Task objective
All lines below must be repeated exactly, with the pictures omitted.

Data segment
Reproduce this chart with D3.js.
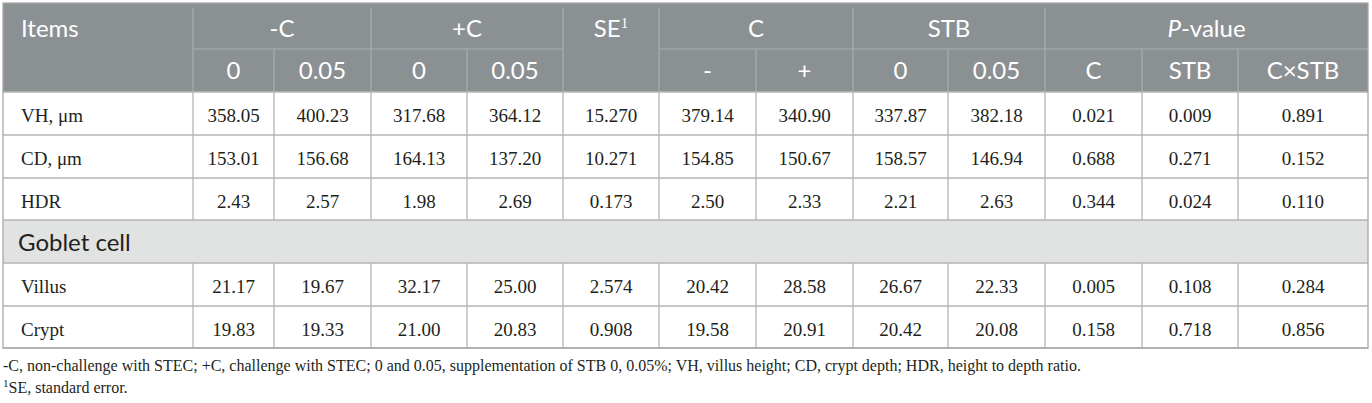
<!DOCTYPE html>
<html>
<head>
<meta charset="utf-8">
<script src="https://cdn.jsdelivr.net/npm/d3@7"></script>
<style>
  html, body { margin: 0; padding: 0; background: #fff; }
  svg { display: block; }
</style>
</head>
<body>
<svg id="chart" width="1372" height="403"></svg>
<script>
// ---------- data ----------
const groupHeaders = ["-C", "+C", "SE", "C", "STB", "P-value"];
const groupSpans   = [2, 2, 1, 2, 2, 3];
const subHeaders   = ["0", "0.05", "0", "0.05", "", "-", "+", "0", "0.05", "C", "STB", "C×STB"];
const sectionItems = ["VH, μm", "CD, μm", "HDR"];
const vhValues     = ["358.05", "400.23", "317.68", "364.12", "15.270", "379.14", "340.90", "337.87", "382.18", "0.021", "0.009", "0.891"];
const cdValues     = ["153.01", "156.68", "164.13", "137.20", "10.271", "154.85", "150.67", "158.57", "146.94", "0.688", "0.271", "0.152"];
const hdrValues    = ["2.43", "2.57", "1.98", "2.69", "0.173", "2.50", "2.33", "2.21", "2.63", "0.344", "0.024", "0.110"];
const gobletTitle  = "Goblet cell";
const gobletItems  = ["Villus", "Crypt"];
const villusValues = ["21.17", "19.67", "32.17", "25.00", "2.574", "20.42", "28.58", "26.67", "22.33", "0.005", "0.108", "0.284"];
const cryptValues  = ["19.83", "19.33", "21.00", "20.83", "0.908", "19.58", "20.91", "20.42", "20.08", "0.158", "0.718", "0.856"];
const footnote1 = "-C, non-challenge with STEC; +C, challenge with STEC; 0 and 0.05, supplementation of STB 0, 0.05%; VH, villus height; CD, crypt depth; HDR, height to depth ratio.";
const footnote2 = "SE, standard error.";

// ---------- layout ----------
const colEdgesPx = [3, 193, 274, 371, 467, 563, 659, 756, 853, 948, 1045, 1142, 1238, 1368];
const rowEdgesPx = [3, 49, 92, 135, 178, 220, 263, 306, 348];
const colKeys = d3.range(colEdgesPx.length);
const rowKeys = d3.range(rowEdgesPx.length);
const x = d3.scaleOrdinal().domain(colKeys).range(colEdgesPx);
const y = d3.scaleOrdinal().domain(rowKeys).range(rowEdgesPx);

const HEAD_BG = "#8b9093";
const HEAD_LINE = "#a9adaf";
const GOB_BG = "#e1e3e2";
const LINE = "#b4b4b4";
const TXT = "#231f20";
const SANS = "Lato, 'Open Sans', sans-serif";
const SERIF = "'Liberation Serif', 'Times New Roman', serif";

const svg = d3.select("#chart");

svg.append("rect")
  .attr("x", x(0)).attr("y", y(0))
  .attr("width", x(13) - x(0)).attr("height", y(2) - y(0))
  .attr("fill", HEAD_BG);

svg.append("rect")
  .attr("x", x(0)).attr("y", y(5))
  .attr("width", x(13) - x(0)).attr("height", y(6) - y(5))
  .attr("fill", GOB_BG);

let start = 1;
const groups = groupHeaders.map((g, i) => {
  const o = { label: g, c0: start, c1: start + groupSpans[i], rowspan: g === "SE" ? 2 : 1 };
  start += groupSpans[i];
  return o;
});

const hl = svg.append("g").attr("stroke", HEAD_LINE).attr("stroke-width", 1.2);
hl.selectAll("line.gv").data(groups).join("line")
  .attr("x1", d => x(d.c0)).attr("x2", d => x(d.c0))
  .attr("y1", y(0) + 5).attr("y2", y(2));
hl.selectAll("line.gh").data(groups.filter(d => d.rowspan === 1)).join("line")
  .attr("x1", d => x(d.c0)).attr("x2", d => x(d.c1))
  .attr("y1", y(1)).attr("y2", y(1));
const innerCols = [];
groups.forEach(g => { for (let c = g.c0 + 1; c < g.c1; c++) innerCols.push(c); });
hl.selectAll("line.iv").data(innerCols).join("line")
  .attr("x1", d => x(d)).attr("x2", d => x(d))
  .attr("y1", y(1)).attr("y2", y(2));

const ht = svg.append("g").attr("font-family", SANS).attr("font-size", 24).attr("fill", "#fff");
ht.append("text").attr("x", x(0) + 18).attr("y", y(0) + 34).text("Items");
const gt = ht.selectAll("text.g").data(groups).join("text")
  .attr("class", "g")
  .attr("text-anchor", "middle")
  .attr("x", d => (x(d.c0) + x(d.c1)) / 2)
  .attr("y", y(0) + 34);
gt.each(function(d) {
  const t = d3.select(this);
  if (d.label === "SE") {
    t.append("tspan").text("SE");
    t.append("tspan").attr("font-family", SERIF).attr("font-size", 15).attr("dy", -9).text("1");
  } else if (d.label === "P-value") {
    t.append("tspan").attr("font-style", "italic").text("P");
    t.append("tspan").text("-value");
  } else {
    t.text(d.label);
  }
});
ht.selectAll("text.s").data(subHeaders.map((s, i) => ({ s, i })).filter(d => d.s !== "")).join("text")
  .attr("class", "s")
  .attr("text-anchor", "middle")
  .attr("x", d => (x(d.i + 1) + x(d.i + 2)) / 2)
  .attr("y", y(1) + 30)
  .text(d => d.s);

const bodyRows = [
  { label: sectionItems[0], values: vhValues, r: 2 },
  { label: sectionItems[1], values: cdValues, r: 3 },
  { label: sectionItems[2], values: hdrValues, r: 4 },
  { label: gobletItems[0], values: villusValues, r: 6 },
  { label: gobletItems[1], values: cryptValues, r: 7 }
];

const bl = svg.append("g").attr("stroke", LINE).attr("stroke-width", 1.3).attr("fill", "none");
bl.selectAll("line.h").data([2, 3, 4, 5, 6, 7, 8]).join("line")
  .attr("x1", x(0)).attr("x2", x(13))
  .attr("y1", d => y(d)).attr("y2", d => y(d));
const vsegs = [];
bodyRows.forEach(row => { for (let c = 1; c < 13; c++) vsegs.push({ c, r: row.r }); });
bl.selectAll("line.v").data(vsegs).join("line")
  .attr("x1", d => x(d.c)).attr("x2", d => x(d.c))
  .attr("y1", d => y(d.r)).attr("y2", d => y(d.r + 1));
bl.append("rect")
  .attr("x", x(0)).attr("y", y(0))
  .attr("width", x(13) - x(0)).attr("height", y(8) - y(0))
  .attr("stroke", "#a8a8a8");

const bt = svg.append("g").attr("font-family", SERIF).attr("font-size", 19).attr("fill", TXT);
bt.selectAll("text.lbl").data(bodyRows).join("text")
  .attr("class", "lbl")
  .attr("x", x(0) + 18)
  .attr("y", d => y(d.r) + 30)
  .text(d => d.label);
const cells = [];
bodyRows.forEach(row => row.values.forEach((v, i) => cells.push({ v, c: i + 1, r: row.r })));
bt.selectAll("text.val").data(cells).join("text")
  .attr("class", "val")
  .attr("text-anchor", "middle")
  .attr("x", d => (x(d.c) + x(d.c + 1)) / 2)
  .attr("y", d => y(d.r) + 30)
  .text(d => d.v);

svg.append("text")
  .attr("font-family", SANS).attr("font-size", 24).attr("fill", TXT)
  .attr("x", x(0) + 15).attr("y", y(5) + 31)
  .text(gobletTitle);

const fn = svg.append("g").attr("font-family", SERIF).attr("font-size", 16).attr("fill", TXT);
fn.append("text").attr("x", x(0)).attr("y", 371).text(footnote1);
const f2 = fn.append("text").attr("x", x(0)).attr("y", 393);
f2.append("tspan").attr("font-size", 11).attr("dy", -6).text("1");
f2.append("tspan").attr("dy", 6).text(footnote2);
</script>
</body>
</html>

Task response
Reproduce this chart with D3.js.
<!DOCTYPE html>
<html>
<head>
<meta charset="utf-8">
<script src="https://cdn.jsdelivr.net/npm/d3@7"></script>
<style>
  html, body { margin: 0; padding: 0; background: #fff; }
  svg { display: block; }
</style>
</head>
<body>
<svg id="chart" width="1372" height="403"></svg>
<script>
// ---------- data ----------
const groupHeaders = ["-C", "+C", "SE", "C", "STB", "P-value"];
const groupSpans   = [2, 2, 1, 2, 2, 3];
const subHeaders   = ["0", "0.05", "0", "0.05", "", "-", "+", "0", "0.05", "C", "STB", "C×STB"];
const sectionItems = ["VH, μm", "CD, μm", "HDR"];
const vhValues     = ["358.05", "400.23", "317.68", "364.12", "15.270", "379.14", "340.90", "337.87", "382.18", "0.021", "0.009", "0.891"];
const cdValues     = ["153.01", "156.68", "164.13", "137.20", "10.271", "154.85", "150.67", "158.57", "146.94", "0.688", "0.271", "0.152"];
const hdrValues    = ["2.43", "2.57", "1.98", "2.69", "0.173", "2.50", "2.33", "2.21", "2.63", "0.344", "0.024", "0.110"];
const gobletTitle  = "Goblet cell";
const gobletItems  = ["Villus", "Crypt"];
const villusValues = ["21.17", "19.67", "32.17", "25.00", "2.574", "20.42", "28.58", "26.67", "22.33", "0.005", "0.108", "0.284"];
const cryptValues  = ["19.83", "19.33", "21.00", "20.83", "0.908", "19.58", "20.91", "20.42", "20.08", "0.158", "0.718", "0.856"];
const footnote1 = "-C, non-challenge with STEC; +C, challenge with STEC; 0 and 0.05, supplementation of STB 0, 0.05%; VH, villus height; CD, crypt depth; HDR, height to depth ratio.";
const footnote2 = "SE, standard error.";

// ---------- layout ----------
const colEdgesPx = [3, 193, 274, 371, 467, 563, 659, 756, 853, 948, 1045, 1142, 1238, 1368];
const rowEdgesPx = [3, 49, 92, 135, 178, 220, 263, 306, 348];
const colKeys = d3.range(colEdgesPx.length);
const rowKeys = d3.range(rowEdgesPx.length);
const x = d3.scaleOrdinal().domain(colKeys).range(colEdgesPx);
const y = d3.scaleOrdinal().domain(rowKeys).range(rowEdgesPx);

const HEAD_BG = "#8b9093";
const HEAD_LINE = "#a9adaf";
const GOB_BG = "#e1e3e2";
const LINE = "#b4b4b4";
const TXT = "#231f20";
const SANS = "Lato, 'Open Sans', sans-serif";
const SERIF = "'Liberation Serif', 'Times New Roman', serif";

const svg = d3.select("#chart");

svg.append("rect")
  .attr("x", x(0)).attr("y", y(0))
  .attr("width", x(13) - x(0)).attr("height", y(2) - y(0))
  .attr("fill", HEAD_BG);

svg.append("rect")
  .attr("x", x(0)).attr("y", y(5))
  .attr("width", x(13) - x(0)).attr("height", y(6) - y(5))
  .attr("fill", GOB_BG);

let start = 1;
const groups = groupHeaders.map((g, i) => {
  const o = { label: g, c0: start, c1: start + groupSpans[i], rowspan: g === "SE" ? 2 : 1 };
  start += groupSpans[i];
  return o;
});

const hl = svg.append("g").attr("stroke", HEAD_LINE).attr("stroke-width", 1.2);
hl.selectAll("line.gv").data(groups).join("line")
  .attr("x1", d => x(d.c0)).attr("x2", d => x(d.c0))
  .attr("y1", y(0) + 5).attr("y2", y(2));
hl.selectAll("line.gh").data(groups.filter(d => d.rowspan === 1)).join("line")
  .attr("x1", d => x(d.c0)).attr("x2", d => x(d.c1))
  .attr("y1", y(1)).attr("y2", y(1));
const innerCols = [];
groups.forEach(g => { for (let c = g.c0 + 1; c < g.c1; c++) innerCols.push(c); });
hl.selectAll("line.iv").data(innerCols).join("line")
  .attr("x1", d => x(d)).attr("x2", d => x(d))
  .attr("y1", y(1)).attr("y2", y(2));

const ht = svg.append("g").attr("font-family", SANS).attr("font-size", 24).attr("fill", "#fff");
ht.append("text").attr("x", x(0) + 18).attr("y", y(0) + 34).text("Items");
const gt = ht.selectAll("text.g").data(groups).join("text")
  .attr("class", "g")
  .attr("text-anchor", "middle")
  .attr("x", d => (x(d.c0) + x(d.c1)) / 2)
  .attr("y", y(0) + 34);
gt.each(function(d) {
  const t = d3.select(this);
  if (d.label === "SE") {
    t.append("tspan").text("SE");
    t.append("tspan").attr("font-family", SERIF).attr("font-size", 15).attr("dy", -9).text("1");
  } else if (d.label === "P-value") {
    t.append("tspan").attr("font-style", "italic").text("P");
    t.append("tspan").text("-value");
  } else {
    t.text(d.label);
  }
});
ht.selectAll("text.s").data(subHeaders.map((s, i) => ({ s, i })).filter(d => d.s !== "")).join("text")
  .attr("class", "s")
  .attr("text-anchor", "middle")
  .attr("x", d => (x(d.i + 1) + x(d.i + 2)) / 2)
  .attr("y", y(1) + 30)
  .text(d => d.s);

const bodyRows = [
  { label: sectionItems[0], values: vhValues, r: 2 },
  { label: sectionItems[1], values: cdValues, r: 3 },
  { label: sectionItems[2], values: hdrValues, r: 4 },
  { label: gobletItems[0], values: villusValues, r: 6 },
  { label: gobletItems[1], values: cryptValues, r: 7 }
];

const bl = svg.append("g").attr("stroke", LINE).attr("stroke-width", 1.3).attr("fill", "none");
bl.selectAll("line.h").data([2, 3, 4, 5, 6, 7, 8]).join("line")
  .attr("x1", x(0)).attr("x2", x(13))
  .attr("y1", d => y(d)).attr("y2", d => y(d));
const vsegs = [];
bodyRows.forEach(row => { for (let c = 1; c < 13; c++) vsegs.push({ c, r: row.r }); });
bl.selectAll("line.v").data(vsegs).join("line")
  .attr("x1", d => x(d.c)).attr("x2", d => x(d.c))
  .attr("y1", d => y(d.r)).attr("y2", d => y(d.r + 1));
bl.append("rect")
  .attr("x", x(0)).attr("y", y(0))
  .attr("width", x(13) - x(0)).attr("height", y(8) - y(0))
  .attr("stroke", "#a8a8a8");

const bt = svg.append("g").attr("font-family", SERIF).attr("font-size", 19).attr("fill", TXT);
bt.selectAll("text.lbl").data(bodyRows).join("text")
  .attr("class", "lbl")
  .attr("x", x(0) + 18)
  .attr("y", d => y(d.r) + 30)
  .text(d => d.label);
const cells = [];
bodyRows.forEach(row => row.values.forEach((v, i) => cells.push({ v, c: i + 1, r: row.r })));
bt.selectAll("text.val").data(cells).join("text")
  .attr("class", "val")
  .attr("text-anchor", "middle")
  .attr("x", d => (x(d.c) + x(d.c + 1)) / 2)
  .attr("y", d => y(d.r) + 30)
  .text(d => d.v);

svg.append("text")
  .attr("font-family", SANS).attr("font-size", 24).attr("fill", TXT)
  .attr("x", x(0) + 15).attr("y", y(5) + 31)
  .text(gobletTitle);

const fn = svg.append("g").attr("font-family", SERIF).attr("font-size", 16).attr("fill", TXT);
fn.append("text").attr("x", x(0)).attr("y", 371).text(footnote1);
const f2 = fn.append("text").attr("x", x(0)).attr("y", 393);
f2.append("tspan").attr("font-size", 11).attr("dy", -6).text("1");
f2.append("tspan").attr("dy", 6).text(footnote2);
</script>
</body>
</html>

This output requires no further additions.